(Given request):
Leave out the pictures and reproduce all of the data exactly.

(Dataset records):
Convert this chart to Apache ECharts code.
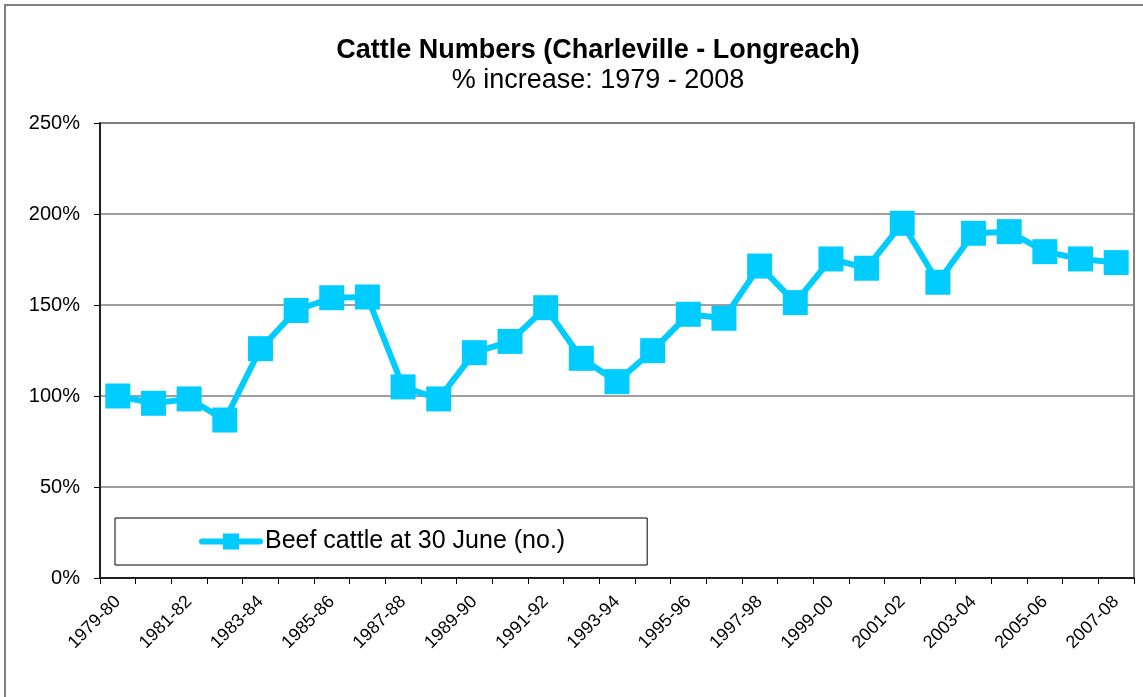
<!DOCTYPE html>
<html>
<head>
<meta charset="utf-8">
<script src="https://cdn.jsdelivr.net/npm/echarts@6/dist/echarts.min.js"></script>
<style>
html,body{margin:0;padding:0;background:#fff;}
#c{width:1143px;height:697px;}
</style>
</head>
<body>
<div id="c"></div>
<script>
const categories = ['1979-80','1980-81','1981-82','1982-83','1983-84','1984-85','1985-86','1986-87','1987-88','1988-89','1989-90','1990-91','1991-92','1992-93','1993-94','1994-95','1995-96','1996-97','1997-98','1998-99','1999-00','2000-01','2001-02','2002-03','2003-04','2004-05','2005-06','2006-07','2007-08'];
const beefCattle = [100,96,98.4,86.8,126,147,154,154.4,105,98.4,123.8,130,148.5,120.7,107.9,124.9,144.9,142.7,171.4,151.3,175.3,170.2,194.9,162.5,189.4,190.3,179.3,175.3,173.3];
const seriesName = 'Beef cattle at 30 June (no.)';
const titleText = 'Cattle Numbers (Charleville - Longreach)';
const subtitleText = '% increase: 1979 - 2008';

const FONT = '"Liberation Sans", Arial, sans-serif';
const chart = echarts.init(document.getElementById('c'), null, {renderer:'canvas'});
chart.setOption({
  animation:false,
  backgroundColor:'#fff',
  textStyle:{fontFamily:FONT},
  graphic:[
    {type:'rect', shape:{x:5,y:5,width:1200,height:800}, style:{fill:'none', stroke:'#808080', lineWidth:2}, silent:true, z:-10},
    {type:'text', x:598, y:51, style:{text:titleText, fontFamily:FONT, fontSize:27, fontWeight:'bold', fill:'#000', align:'center', verticalAlign:'middle'}},
    {type:'text', x:598, y:81, style:{text:subtitleText, fontFamily:FONT, fontSize:27, fill:'#000', align:'center', verticalAlign:'middle'}}
  ],
  grid:{left:100, right:9, top:123, bottom:119, show:true, borderColor:'#808080', borderWidth:2, containLabel:false},
  legend:{
    left:115, top:518,
    padding:[11,82,11,84],
    backgroundColor:'#fff',
    borderColor:'#000', borderWidth:1,
    itemWidth:58, itemHeight:20, itemGap:5,
    textStyle:{fontFamily:FONT, fontSize:25, color:'#000'},
    lineStyle:{width:6, cap:'round'},
    data:[seriesName]
  },
  xAxis:{
    type:'category',
    data:categories,
    boundaryGap:true,
    axisLine:{show:true, lineStyle:{color:'#000', width:1.5}},
    axisTick:{show:true, alignWithLabel:false, interval:0, length:6, lineStyle:{color:'#000'}},
    axisLabel:{interval:1, rotate:45, fontSize:18, color:'#000', fontFamily:FONT, margin:21},
    splitLine:{show:false}
  },
  yAxis:{
    type:'value', min:0, max:250, interval:50,
    axisLine:{show:true, lineStyle:{color:'#000', width:1.5}},
    axisTick:{show:true, length:6, lineStyle:{color:'#000'}},
    axisLabel:{formatter:'{value}%', fontSize:20, color:'#000', fontFamily:FONT, margin:20},
    splitLine:{show:true, lineStyle:{color:'#7f7f7f', width:1.5}}
  },
  series:[{
    name:seriesName,
    type:'line',
    data:beefCattle,
    symbol:'rect',
    symbolSize:25,
    showAllSymbol:true,
    color:'#00CCFF',
    lineStyle:{color:'#00CCFF', width:6},
    itemStyle:{color:'#00CCFF'}
  }]
});
</script>
</body>
</html>
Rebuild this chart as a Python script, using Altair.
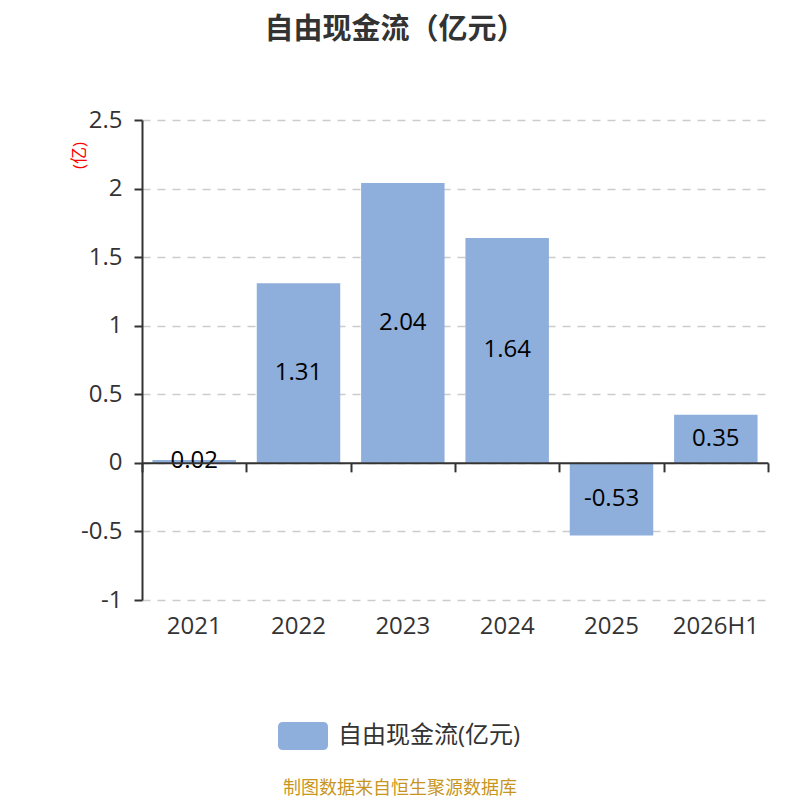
import altair as alt
import pandas as pd

categories = ["2021", "2022", "2023", "2024", "2025", "2026H1"]
values = [0.02, 1.31, 2.04, 1.64, -0.53, 0.35]
series_name = "自由现金流(亿元)"
y_ticks = [-1, -0.5, 0, 0.5, 1, 1.5, 2, 2.5]
y_domain = [-1, 2.5]
title_text = "自由现金流（亿元）"
footer_text = "制图数据来自恒生聚源数据库"
unit_text = "(亿)"

BAR_COLOR = "#8eaedb"
FONT = "Open Sans, Noto Sans CJK SC"
W, H = 626, 480

df = pd.DataFrame({"cat": categories, "value": values, "series": series_name})

x_scale = alt.Scale(domain=categories, paddingInner=0, paddingOuter=0)
y_scale = alt.Scale(domain=y_domain, nice=False, zero=False)
zero_offset = -H * (0 - y_domain[0]) / (y_domain[1] - y_domain[0])

base = alt.Chart(df)

bars = base.mark_bar(width=alt.RelativeBandSize(0.8)).encode(
    x=alt.X("cat:N", scale=x_scale, sort=categories,
            axis=alt.Axis(title=None, domain=False, ticks=False, labelAngle=0,
                          labelFontSize=24, labelColor="#333", labelFont=FONT,
                          labelPadding=14, grid=False)),
    y=alt.Y("value:Q", scale=y_scale,
            axis=alt.Axis(values=y_ticks, labelExpr="'' + datum.value",
                          labelFontSize=24, labelColor="#333", labelFont=FONT,
                          labelPadding=12, tickSize=8, tickColor="#333", tickWidth=2,
                          domainColor="#333", domainWidth=2,
                          grid=True, gridColor="#cccccc", gridDash=[8, 7], gridWidth=1.5,
                          title=unit_text, titleColor="red", titleFontSize=17,
                          titleFont=FONT, titleFontWeight="normal",
                          titleX=-54, titleY=35, titleAlign="center")),
    color=alt.Color("series:N", scale=alt.Scale(range=[BAR_COLOR]),
                    legend=alt.Legend(title=None, orient="none", legendX=136, legendY=591,
                                      symbolType="M-0.8,-0.56L0.8,-0.56Q1,-0.56 1,-0.36L1,0.36Q1,0.56 0.8,0.56L-0.8,0.56Q-1,0.56 -1,0.36L-1,-0.36Q-1,-0.56 -0.8,-0.56Z",
                                      symbolSize=2500, symbolStrokeWidth=0, symbolOpacity=1,
                                      labelFontSize=24, labelColor="#333", labelFont=FONT,
                                      labelOffset=10, labelLimit=400, padding=0)),
)

labels = base.transform_calculate(
    mid="datum.value / 2", lab="toString(datum.value)"
).mark_text(fontSize=24, font=FONT, color="black", baseline="middle").encode(
    x=alt.X("cat:N", scale=x_scale, sort=categories,
            axis=alt.Axis(title=None, orient="bottom", offset=zero_offset, labels=False,
                          ticks=True, tickBand="extent", tickSize=9, tickColor="#333",
                          tickWidth=2, domain=True, domainColor="#333", domainWidth=2,
                          grid=False, zindex=1)),
    y=alt.Y("mid:Q", scale=y_scale),
    text="lab:N",
)

footer = alt.Chart(pd.DataFrame({"t": [footer_text]})).mark_text(
    fontSize=18, font=FONT, color="#c8961e", align="center", baseline="middle"
).encode(x=alt.value(258), y=alt.value(669), text="t:N")

chart = alt.layer(bars, labels, footer).resolve_axis(x="independent").properties(
    width=W, height=H,
    autosize=alt.AutoSizeParams(type="none"),
    padding={"left": 134, "top": 112, "right": 24, "bottom": 220},
    title=alt.TitleParams(title_text, fontSize=29, fontWeight="bold", color="#333",
                          font=FONT, anchor="middle", dx=-60, offset=63),
).configure_view(stroke=None)

chart.save("out.html", embed_options={"renderer": "svg", "actions": False})
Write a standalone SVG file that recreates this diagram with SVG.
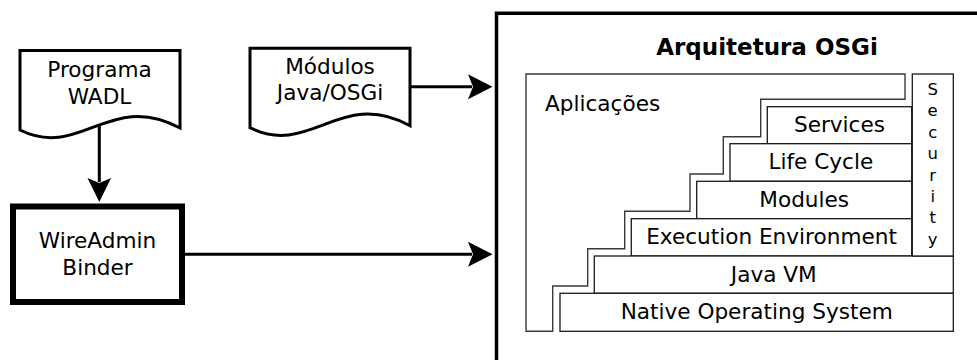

(Final answer):
Convert this chart to Apache ECharts code.
<!DOCTYPE html>
<html>
<head>
<meta charset="utf-8">
<script src="https://cdn.jsdelivr.net/npm/echarts@6/dist/echarts.min.js"></script>
<style>
html,body{margin:0;padding:0;background:#fff;}
#c{width:1143px;height:697px;}
</style>
</head>
<body>
<div id="c"></div>
<script>
const categories = ['1979-80','1980-81','1981-82','1982-83','1983-84','1984-85','1985-86','1986-87','1987-88','1988-89','1989-90','1990-91','1991-92','1992-93','1993-94','1994-95','1995-96','1996-97','1997-98','1998-99','1999-00','2000-01','2001-02','2002-03','2003-04','2004-05','2005-06','2006-07','2007-08'];
const beefCattle = [100,96,98.4,86.8,126,147,154,154.4,105,98.4,123.8,130,148.5,120.7,107.9,124.9,144.9,142.7,171.4,151.3,175.3,170.2,194.9,162.5,189.4,190.3,179.3,175.3,173.3];
const seriesName = 'Beef cattle at 30 June (no.)';
const titleText = 'Cattle Numbers (Charleville - Longreach)';
const subtitleText = '% increase: 1979 - 2008';

const FONT = '"Liberation Sans", Arial, sans-serif';
const chart = echarts.init(document.getElementById('c'), null, {renderer:'canvas'});
chart.setOption({
  animation:false,
  backgroundColor:'#fff',
  textStyle:{fontFamily:FONT},
  graphic:[
    {type:'rect', shape:{x:5,y:5,width:1200,height:800}, style:{fill:'none', stroke:'#808080', lineWidth:2}, silent:true, z:-10},
    {type:'text', x:598, y:51, style:{text:titleText, fontFamily:FONT, fontSize:27, fontWeight:'bold', fill:'#000', align:'center', verticalAlign:'middle'}},
    {type:'text', x:598, y:81, style:{text:subtitleText, fontFamily:FONT, fontSize:27, fill:'#000', align:'center', verticalAlign:'middle'}}
  ],
  grid:{left:100, right:9, top:123, bottom:119, show:true, borderColor:'#808080', borderWidth:2, containLabel:false},
  legend:{
    left:115, top:518,
    padding:[11,82,11,84],
    backgroundColor:'#fff',
    borderColor:'#000', borderWidth:1,
    itemWidth:58, itemHeight:20, itemGap:5,
    textStyle:{fontFamily:FONT, fontSize:25, color:'#000'},
    lineStyle:{width:6, cap:'round'},
    data:[seriesName]
  },
  xAxis:{
    type:'category',
    data:categories,
    boundaryGap:true,
    axisLine:{show:true, lineStyle:{color:'#000', width:1.5}},
    axisTick:{show:true, alignWithLabel:false, interval:0, length:6, lineStyle:{color:'#000'}},
    axisLabel:{interval:1, rotate:45, fontSize:18, color:'#000', fontFamily:FONT, margin:21},
    splitLine:{show:false}
  },
  yAxis:{
    type:'value', min:0, max:250, interval:50,
    axisLine:{show:true, lineStyle:{color:'#000', width:1.5}},
    axisTick:{show:true, length:6, lineStyle:{color:'#000'}},
    axisLabel:{formatter:'{value}%', fontSize:20, color:'#000', fontFamily:FONT, margin:20},
    splitLine:{show:true, lineStyle:{color:'#7f7f7f', width:1.5}}
  },
  series:[{
    name:seriesName,
    type:'line',
    data:beefCattle,
    symbol:'rect',
    symbolSize:25,
    showAllSymbol:true,
    color:'#00CCFF',
    lineStyle:{color:'#00CCFF', width:6},
    itemStyle:{color:'#00CCFF'}
  }]
});
</script>
</body>
</html>
Rebuild this chart as a Python script, using Altair.
import altair as alt
import pandas as pd

categories = ["2021", "2022", "2023", "2024", "2025", "2026H1"]
values = [0.02, 1.31, 2.04, 1.64, -0.53, 0.35]
series_name = "自由现金流(亿元)"
y_ticks = [-1, -0.5, 0, 0.5, 1, 1.5, 2, 2.5]
y_domain = [-1, 2.5]
title_text = "自由现金流（亿元）"
footer_text = "制图数据来自恒生聚源数据库"
unit_text = "(亿)"

BAR_COLOR = "#8eaedb"
FONT = "Open Sans, Noto Sans CJK SC"
W, H = 626, 480

df = pd.DataFrame({"cat": categories, "value": values, "series": series_name})

x_scale = alt.Scale(domain=categories, paddingInner=0, paddingOuter=0)
y_scale = alt.Scale(domain=y_domain, nice=False, zero=False)
zero_offset = -H * (0 - y_domain[0]) / (y_domain[1] - y_domain[0])

base = alt.Chart(df)

bars = base.mark_bar(width=alt.RelativeBandSize(0.8)).encode(
    x=alt.X("cat:N", scale=x_scale, sort=categories,
            axis=alt.Axis(title=None, domain=False, ticks=False, labelAngle=0,
                          labelFontSize=24, labelColor="#333", labelFont=FONT,
                          labelPadding=14, grid=False)),
    y=alt.Y("value:Q", scale=y_scale,
            axis=alt.Axis(values=y_ticks, labelExpr="'' + datum.value",
                          labelFontSize=24, labelColor="#333", labelFont=FONT,
                          labelPadding=12, tickSize=8, tickColor="#333", tickWidth=2,
                          domainColor="#333", domainWidth=2,
                          grid=True, gridColor="#cccccc", gridDash=[8, 7], gridWidth=1.5,
                          title=unit_text, titleColor="red", titleFontSize=17,
                          titleFont=FONT, titleFontWeight="normal",
                          titleX=-54, titleY=35, titleAlign="center")),
    color=alt.Color("series:N", scale=alt.Scale(range=[BAR_COLOR]),
                    legend=alt.Legend(title=None, orient="none", legendX=136, legendY=591,
                                      symbolType="M-0.8,-0.56L0.8,-0.56Q1,-0.56 1,-0.36L1,0.36Q1,0.56 0.8,0.56L-0.8,0.56Q-1,0.56 -1,0.36L-1,-0.36Q-1,-0.56 -0.8,-0.56Z",
                                      symbolSize=2500, symbolStrokeWidth=0, symbolOpacity=1,
                                      labelFontSize=24, labelColor="#333", labelFont=FONT,
                                      labelOffset=10, labelLimit=400, padding=0)),
)

labels = base.transform_calculate(
    mid="datum.value / 2", lab="toString(datum.value)"
).mark_text(fontSize=24, font=FONT, color="black", baseline="middle").encode(
    x=alt.X("cat:N", scale=x_scale, sort=categories,
            axis=alt.Axis(title=None, orient="bottom", offset=zero_offset, labels=False,
                          ticks=True, tickBand="extent", tickSize=9, tickColor="#333",
                          tickWidth=2, domain=True, domainColor="#333", domainWidth=2,
                          grid=False, zindex=1)),
    y=alt.Y("mid:Q", scale=y_scale),
    text="lab:N",
)

footer = alt.Chart(pd.DataFrame({"t": [footer_text]})).mark_text(
    fontSize=18, font=FONT, color="#c8961e", align="center", baseline="middle"
).encode(x=alt.value(258), y=alt.value(669), text="t:N")

chart = alt.layer(bars, labels, footer).resolve_axis(x="independent").properties(
    width=W, height=H,
    autosize=alt.AutoSizeParams(type="none"),
    padding={"left": 134, "top": 112, "right": 24, "bottom": 220},
    title=alt.TitleParams(title_text, fontSize=29, fontWeight="bold", color="#333",
                          font=FONT, anchor="middle", dx=-60, offset=63),
).configure_view(stroke=None)

chart.save("out.html", embed_options={"renderer": "svg", "actions": False})
Write a standalone SVG file that recreates this diagram with SVG.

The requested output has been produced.